Everyone Has the Right to My Opinion by Ramirez Michael Bennett William J. & Bennett William J

Everyone Has the Right to My Opinion by Ramirez Michael Bennett William J. & Bennett William J

Author:Ramirez, Michael, Bennett, William J. & Bennett, William J.
Language: eng
Format: epub
Publisher: John Wiley & Sons, Inc.
Published: 2010-12-16T16:00:00+00:00


INTRODUCTION

It’s a calm morning; a rectangle of light shimmers from the dawn through the window and across my drawing board. The newspapers have been read, the blogs scanned, and the television is reverberating with the latest news. It’s an election year and the rhetorical winds of change are blowing again, and my pen is poised and ready to attack. And I’m stuck here writing an Introduction to my book instead of leaping into the political fray.

I’m an editorial cartoonist. I’m not a writer. If I could write I would be a columnist.

My publisher wanted me to recount stories like the time I won my first Pulitzer Prize and I was greeted at the awards ceremony at Columbia University by an enormous protest. Several protestors approached our car. I realized they had no idea what I looked like when they handed me a flyer protesting myself. So I joined the picket line. I may be the only Pulitzer Prize winner who has protested himself.

Or the time I was investigated by the Secret Service over one of my cartoons.

Or the time I was in Havana interviewing the Minister of Information. He refused to answer questions about imprisoned journalists, censorship, the Brothers in Arms flight that was shot down in international airspace, or the tugboat full of Cuban refugees that was capsized outside of Havana Harbor, drowning most of its occupants.

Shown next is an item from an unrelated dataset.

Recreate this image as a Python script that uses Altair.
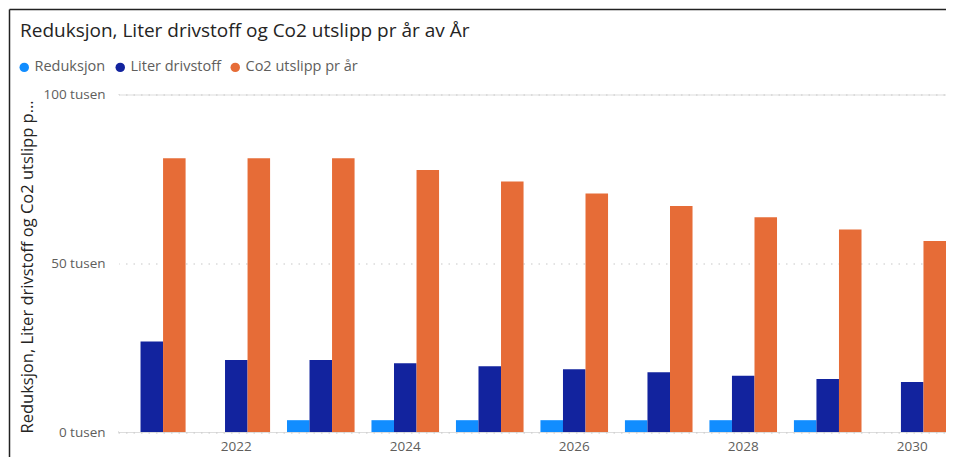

I brought up the elaborate political process Cuban journalists had to go through to get into print. I brought up the fact Cuban editorial cartoonists could not draw cartoons of Fidel or Che Guevara. I told him that in the United States we believe a country that cannot make fun of its leaders is usually a country imprisoned by its leaders. I asked him one last question, the camera zooming in on his face: “What is your favorite Fidel Castro joke?” His face went ashen. He was speechless. And I got my answer.

It was the same answer William M. Tweed and Tammany Hall gave 120 years earlier in reaction to Thomas Nast’s cartoons. Boss Tweed was a little more vociferous in his condemnation, “Stop them damn pictures. I don’t care so much what the papers say about me. My constituents don’t know how to read, but they can’t help seeing them damned pictures!” It was clear the Castro regime recognized the power of the pen.

Confucius believed only the virtuous should exercise power. Aristotle argued that only by participating in politics can one truly live an ethical life. Machiavelli altered that thinking. He believed the stable state was more important than virtue. John Locke believed that man had certain “natural rights.” Rousseau believed man was free but subject to volonté générale or the general will. But what defines the general will? And what instrument of governance would determine the general will?

In the Declaration of Independence Thomas Jefferson wrote, “We hold these truths to be self-evident, that all men are created equal, that they are endowed by their Creator with certain unalienable Rights, that among these are Life, Liberty and the pursuit of Happiness.